After the gloom of the morning sales meeting, he re-fixes his sunglasses to his well-gelled spiky haired head and trundles off to his first appointment, a three bed mid terraced in Great Knightleys. The owners paid a fortune for it at the peak of 2007 with the help of a 125% mortgage from Northern Rock and whilst they read The Sun and know that property prices have dropped a bit, they also think that because they have paved the front garden and done something ‘nice off of Changing Rooms’ with the kitchen, their house will be the best one around and should sell really quickly.

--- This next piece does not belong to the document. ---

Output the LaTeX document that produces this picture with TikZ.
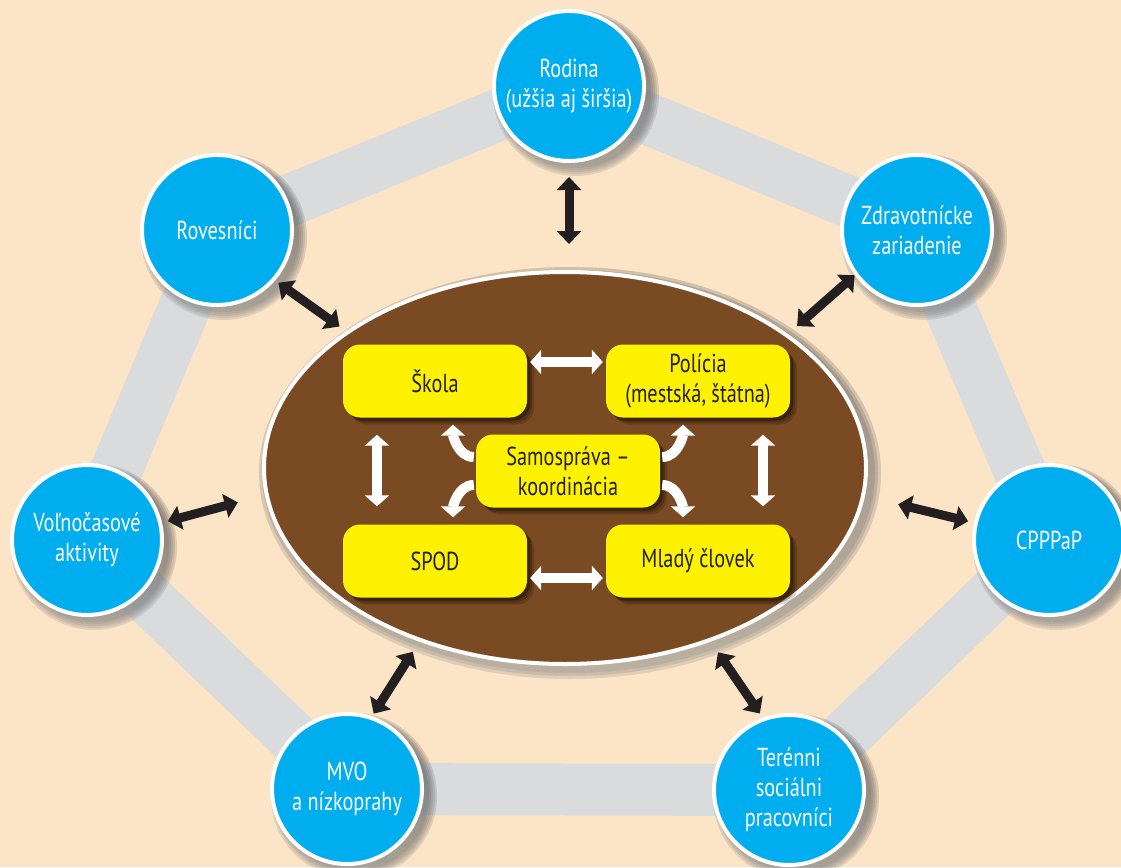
\documentclass[tikz,border=0pt]{standalone}
\usepackage{fontspec}
\setmainfont{PT Sans}[FakeStretch=0.78]
\usetikzlibrary{shapes.geometric,arrows.meta}

\definecolor{paper}{RGB}{252,228,198}
\definecolor{band}{RGB}{218,219,221}
\definecolor{sky}{RGB}{0,174,239}
\definecolor{bark}{RGB}{122,74,34}
\definecolor{lemon}{RGB}{255,242,0}
\definecolor{ink}{RGB}{35,31,32}
\definecolor{shade}{RGB}{60,35,15}

\begin{document}
\begin{tikzpicture}[x=1pt, y=-1pt,
    main/.style = {circle, draw=white, line width=4pt, fill=sky, minimum size=150pt, inner sep=0pt,
      align=center, text=white, font=\fontsize{26}{30}\selectfont},
    box/.style = {rounded corners=17pt, fill=lemon, minimum width=184pt, minimum height=73pt, inner sep=0pt,
      align=center, text=ink, font=\fontsize{26}{30}\selectfont,
      preaction={fill=black, opacity=.15, transform canvas={shift={(7pt,-7pt)}}},
      preaction={fill=black, opacity=.2, transform canvas={shift={(5pt,-5pt)}}},
      preaction={fill=black, opacity=.3, transform canvas={shift={(3pt,-3pt)}}}},
    link/.style = {draw=ink, line width=9pt, {Triangle[width=24pt,length=13pt]}-{Triangle[width=24pt,length=13pt]}},
    wlink/.style = {draw=white, line width=10pt, {Triangle[width=24pt,length=11pt]}-{Triangle[width=24pt,length=11pt]}},
    wturn/.style = {draw=white, line width=10pt, -{Triangle[width=24pt,length=11pt]}}]
  \useasboundingbox (0,0) rectangle (1121,867);
  \fill[paper] (0,0) rectangle (1121,867);

  % where the partners sit
  \foreach \n/\x/\y in {rodina/569/86, zdrav/917/230, cpp/1049/540, ter/789/790,
      mvo/347/789, voln/87/540, rov/217/230}
    \coordinate (p-\n) at (\x,\y);

  \draw[band, line width=52pt, line join=round] (p-rodina) -- (p-zdrav) -- (p-cpp) -- (p-ter)
    -- (p-mvo) -- (p-voln) -- (p-rov) -- cycle;

  % soft shadows
  \foreach \n in {rodina,zdrav,cpp,ter,mvo,voln,rov}
    \foreach \r in {83,81,79,77,75}
      \fill[shade, opacity=.1] ([xshift=7pt,yshift=-7pt]p-\n) circle[radius=\r pt];
  \foreach \e in {8,5,2}
    \fill[shade, opacity=.12] ([xshift=5pt,yshift=-5pt]565,468) ellipse[x radius=303pt+\e pt, y radius=198pt+\e pt];

  % centre
  \node[ellipse, draw=white, line width=4pt, fill=bark, minimum width=602pt, minimum height=392pt,
    inner sep=0pt] (ell) at (565,468) {};

  % partners
  \node[main] (rodina) at (p-rodina) {Rodina\\(užšia aj širšia)};
  \node[main] (zdrav) at (p-zdrav) {Zdravotnícke\\zariadenie};
  \node[main] (cpp) at (p-cpp) {CPPPaP};
  \node[main] (ter) at (p-ter) {Terénni\\sociálni\\pracovníci};
  \node[main] (mvo) at (p-mvo) {MVO\\a nízkoprahy};
  \node[main] (voln) at (p-voln) {Voľnočasové\\aktivity};
  \node[main] (rov) at (p-rov) {Rovesníci};

  % inner boxes
  \node[box] (skola) at (435,381) {Škola};
  \node[box] (policia) at (698,381) {Polícia\\(mestská, štátna)};
  \node[box] (samo) at (568,471) {Samospráva –\\koordinácia};
  \node[box] (spod) at (435,561) {SPOD};
  \node[box] (mlady) at (698,561) {Mladý človek};

  \path
    (rodina.south) edge[link, shorten <=14pt, shorten >=26pt] (rodina.south |- ell.north)
    (rov.-41) edge[link, shorten <=4pt, shorten >=8pt] (ell.148.4)
    (zdrav.216.6) edge[link, shorten >=12pt] (ell.31.2)
    (voln.13.9) edge[link, shorten <=6pt, shorten >=25pt] ([yshift=-28pt]ell.west)
    (cpp.167.5) edge[link, shorten <=6pt, shorten >=31pt] ([yshift=-29pt]ell.east)
    (mvo.71.1) edge[link, shorten <=3pt, shorten >=12pt] (ell.230.7)
    (ter.110.6) edge[link, shorten <=5pt, shorten >=13pt] (ell.-50.2);

  \path
    ([yshift=19pt]skola.east) edge[wlink, shorten <=3pt, shorten >=3pt] ([yshift=19pt]policia.west)
    ([yshift=-17pt]spod.east) edge[wlink, shorten <=3pt, shorten >=3pt] ([yshift=-17pt]mlady.west)
    ([xshift=-58pt]skola.south) edge[wlink, shorten <=17pt, shorten >=18pt] ([xshift=-58pt]spod.north)
    ([xshift=65pt]policia.south) edge[wlink, shorten <=17pt, shorten >=18pt] ([xshift=65pt]mlady.north)
    ([yshift=14pt]samo.west) edge[wturn, out=180, in=-90, shorten <=2pt, shorten >=7pt] ([xshift=18pt]skola.south)
    ([yshift=-14pt]samo.west) edge[wturn, out=180, in=90, shorten <=2pt, shorten >=7pt] ([xshift=18pt]spod.north)
    ([yshift=14pt]samo.east) edge[wturn, out=0, in=-90, shorten <=2pt, shorten >=7pt] ([xshift=-15pt]policia.south)
    ([yshift=-14pt]samo.east) edge[wturn, out=0, in=90, shorten <=2pt, shorten >=7pt] ([xshift=-15pt]mlady.north);
\end{tikzpicture}
\end{document}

Jamie undoes his tie a little, pops a fresh stick of gum into his mouth and embarks on his standard pitch as to how lovely the place is, how much they have spent on it and how, using his firm, you’ll get a buyer ‘no problem’.
Jamie hasn’t bothered to gather any market intelligence as to what nearby houses have actually sold for. His mate had a similar house on the market for a few months at the back end of last year for £180,000 and so that’s probably about right. In any case, he doesn’t want to irritate the owners because he won’t get the instruction to write up on the board. This month’s incentive is a £100 Thomas Cook voucher for the best lister in the region and that will go nicely towards his week in Ayia Napa with the lads.
Jamie has slashed his fee to one per cent. He always strives to do business by encouraging his client not to ring round the other 25 local agents. Cheapest fee and the highest valuation normally do the trick, and it has this time. Perfect, even if it means his firm is struggling and only able to advertise once a month.
And so, priced at £184,995, ‘Situated in this ever popular area...’ and a couple of snaps, the marketing of Jamie’s new conquest is added to Rightmove to accompany the other dozen identical homes that have languished there for months. Still, it’s still a new instruction ‘innit’ says Jamie, as he screeches off to his one o’clock.
Basildon could be any other town. ‘Jamie’ could be any one of thousands of estate agents that go about their business in the same way. Jamie and his ilk are a significant part of the problem with the UK housing market and will remain so until they have the guts to tell the truth about how things are. If prices are slashed buyers will buy.
Whilst delusional home sellers lap up Jamie’s inaccurate ramblings because they don’t want to accept ‘a loss’ on their home, the two will continue to work hand in hand to maintain the gap that now exists between what a well informed buyer is willing to pay and the sellers’ reluctance to open their eyes to the reality of what they must now accept.